Biodiesel is holy grail for Viridas

THERE’S one theme uniting Viridas’s diverse investments – blind faith and optimism.
The Leeds-based Alternative Investment Market (AIM) quoted firm, which changed its name from Caldwell Investments to Viridas in July – has certainly endured peaks and troughs in its fortunes over the past few years.
And it seems that turbulent times are set to continue in the short-term. The decline in the market for its Nina Clip baby buggy parasol and the long-term prospects of its German underwear distribution business were described today as “negative” as it posted half year results.
Turnover in the six months to August 31 dropped from £3,2m in 2006 to £2.5m. The firm reported a pre-tax loss of £283,969 – up from £263,011 for the same period in the previous year.
Viridas said the loss included costs associated with managing out the group’s existing baby buggy parasol business and reducing the scale of its existing underwear business.
But it also included investment in the firm’s next venture – biodiesel, which was announced earlier this year by Stanley Wootliff, the firm’s founder and chairman.
The new venture will see the plantation of 200,000 jatropha trees as the first stage in a seven year plan to cultivate 100 million trees grown on land owned in Sao Paulo.The first saplings will be planted in the spring of next year.
At its July annual general meeting Viridas said it had been approached by a number of potential investors and was looking at the project with “ever-increasing confidence”.
Mr Wootliff said in his statement today that the group’s strategy was to proceed with its Brazil project, while at the same time continuing to rationalise its traditional underwear businesses in the UK and Germany.
“I would like to take this opportunity to thank all of our employees, whose hard work and dedication is so important to the continued progress of the group,” he said.
Its diversification into biofuels was to be spearheaded by former McKinsey & Co partner Fernando Cesar Lunardini.
However, it appears that Mr Lunardini left the company a few days ago.

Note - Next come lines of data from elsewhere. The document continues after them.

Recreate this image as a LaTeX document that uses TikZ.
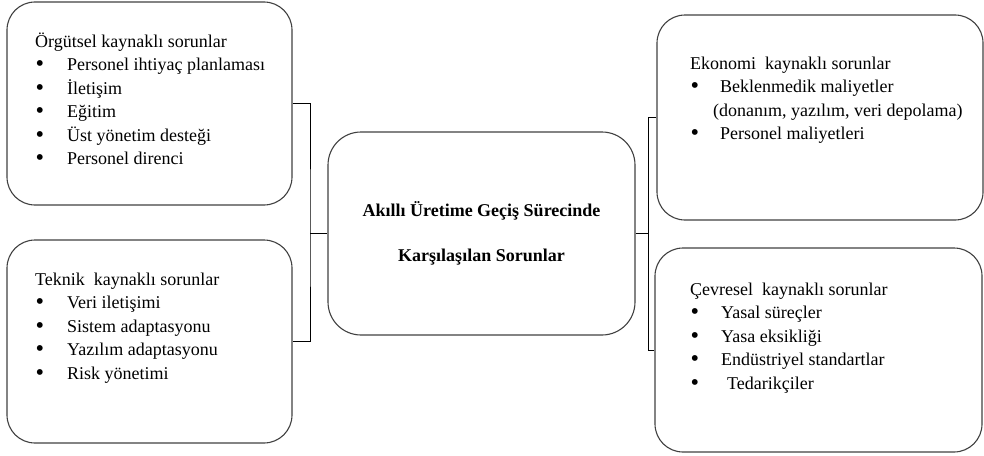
\documentclass[tikz,border=0pt]{standalone}
\usepackage{fontspec}
\setmainfont{Liberation Serif}
\newcommand{\madde}[2][32pt]{\makebox[#1][l]{\hspace{0.5pt}\raisebox{-1.2pt}{\scalebox{1.35}{\textbullet}}}#2}
\tikzset{
  kutu/.style={draw=black!75, line width=1.1pt, rounded corners=28pt,
    minimum width=285pt, minimum height=203pt, inner sep=0pt},
  liste/.style={anchor=base west, inner sep=0pt,
    font=\fontsize{18}{23.5}\selectfont},
  baglanti/.style={draw=black, line width=0.9pt}
}
\begin{document}
\begin{tikzpicture}[x=1pt,y=-1pt]
  \useasboundingbox (0,0) rectangle (984,455);

  % kutular
  \node[kutu] (org) at (149.5,103.5) {};
  \node[kutu] (tek) at (149.5,341.5) {};
  \node[kutu, minimum width=307pt, rounded corners=33pt, align=center,
    font=\fontsize{18}{23.5}\selectfont\bfseries] (ana) at (481.5,233.5)
    {Akıllı Üretime Geçiş Sürecinde\\[21.5pt] Karşılaşılan Sorunlar};
  \node[kutu, minimum width=326pt, minimum height=205pt] (eko) at (820,117.5) {};
  \node[kutu, minimum width=327pt, minimum height=204pt] (cev) at (818.5,350) {};

  % metinler
  \node[liste] (orgmetin) at (35,47) {\begin{tabular}[t]{@{}l@{}}
      Örgütsel kaynaklı sorunlar\\
      \madde{Personel ihtiyaç planlaması}\\
      \madde{İletişim}\\
      \madde{Eğitim}\\
      \madde{Üst yönetim desteği}\\
      \madde{Personel direnci}
    \end{tabular}};
  \node[liste] (tekmetin) at (35,285) {\begin{tabular}[t]{@{}l@{}}
      Teknik~ kaynaklı sorunlar\\
      \madde{Veri iletişimi}\\
      \madde{Sistem adaptasyonu}\\
      \madde{Yazılım adaptasyonu}\\
      \madde{Risk yönetimi}
    \end{tabular}};
  \node[liste] (ekometin) at (690,69) {\begin{tabular}[t]{@{}l@{}}
      Ekonomi~ kaynaklı sorunlar\\
      \madde[30pt]{Beklenmedik maliyetler}\\
      \hspace*{23pt}(donanım, yazılım, veri depolama)\\
      \madde[30pt]{Personel maliyetleri}
    \end{tabular}};
  \node[liste] (cevmetin) at (690,295) {\begin{tabular}[t]{@{}l@{}}
      Çevresel~ kaynaklı sorunlar\\
      \madde[31pt]{Yasal süreçler}\\
      \madde[31pt]{Yasa eksikliği}\\
      \madde[31pt]{Endüstriyel standartlar}\\
      \madde[37pt]{Tedarikçiler}
    \end{tabular}};

  % baglantilar
  \coordinate (sol) at (310,233.5);
  \coordinate (sag) at (648,233.5);
  \draw[baglanti] (org.east) -| (sol) |- (tek.east);
  \draw[baglanti] (sol) -- (ana.west);
  \draw[baglanti] (eko.west) -| (sag) |- (cev.west);
  \draw[baglanti] (ana.east) -- (sag);
\end{tikzpicture}
\end{document}
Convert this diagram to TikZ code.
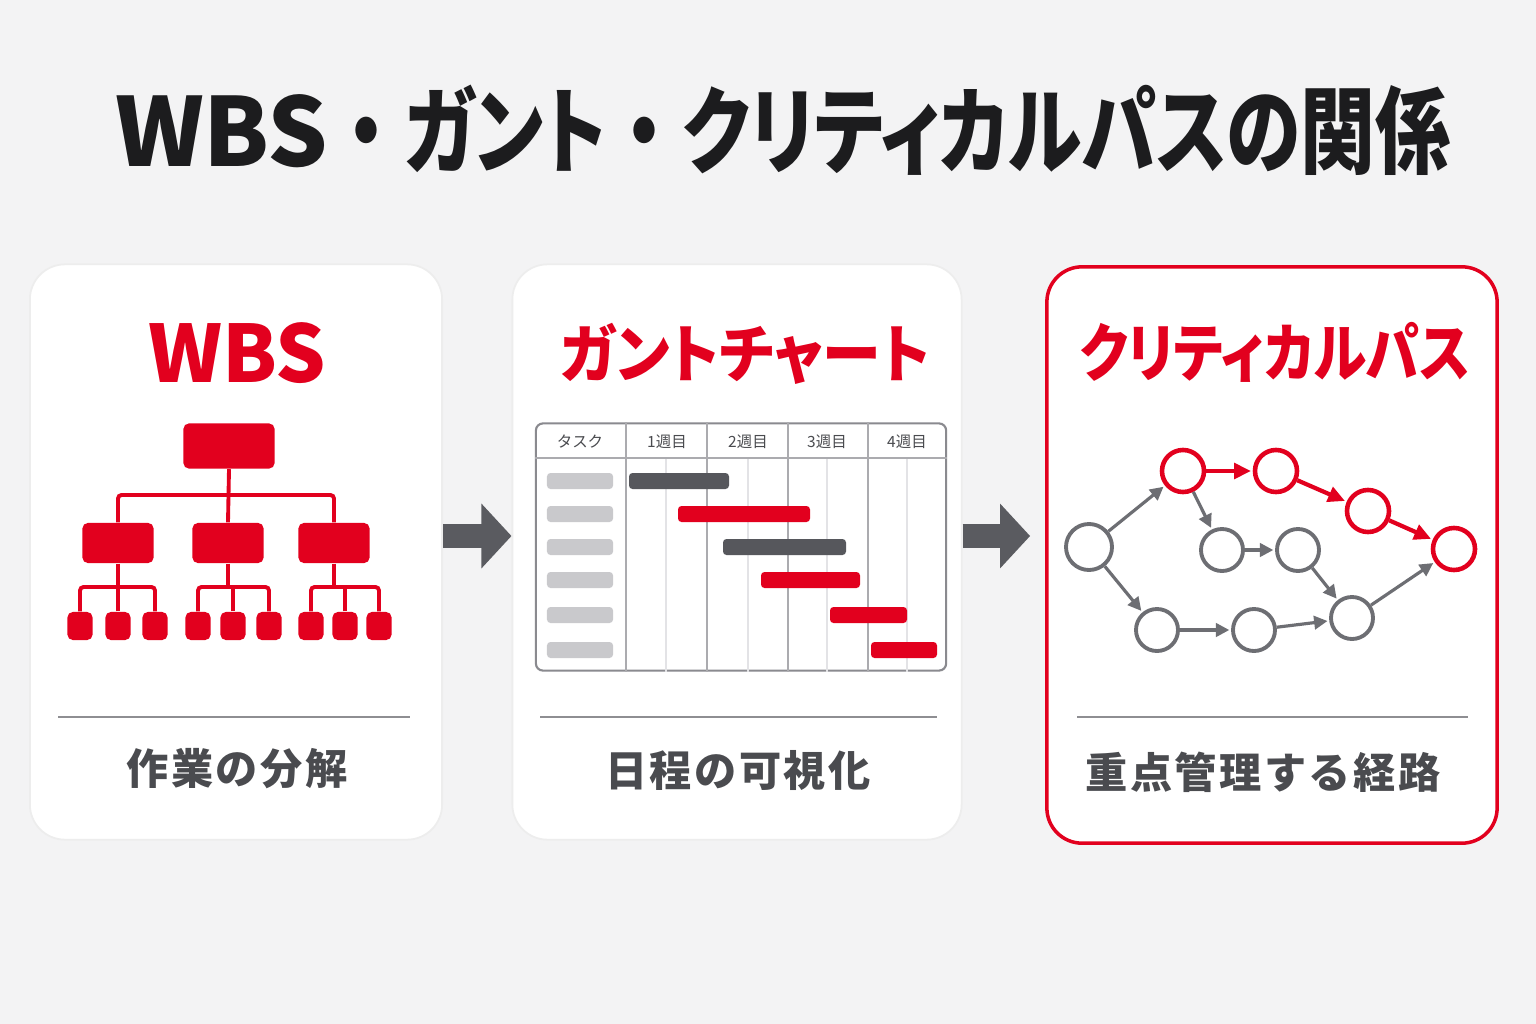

Jatropha is being heralded as the next generation of fuel stock, not only for its high oil yield – second only to palm oil – but because it takes little out of the land, and can be used for secondary businesses such as making soap.
The tree grows throughout South East Asia, Africa, and Brazil, but because its seeds are highly poisonous it has been largely ignored by indigenous peoples.
Campaigners against the cultivation of other fuel feedstock such as palm oil and soya claim that jatropha is the answer to all ethical dilemmas surrounding deforestation and land clearance.
Not only can it be grown in mixed plantations, requires few nutrients and little water, and can be processed cheaply making it an ideal domestic fuel.
However, trees take from three to four years to mature and although a number of biodiesel firms are trialling the crop such as D1 oils in Middlesbrough, it hasn’t yet been commercially cultivated.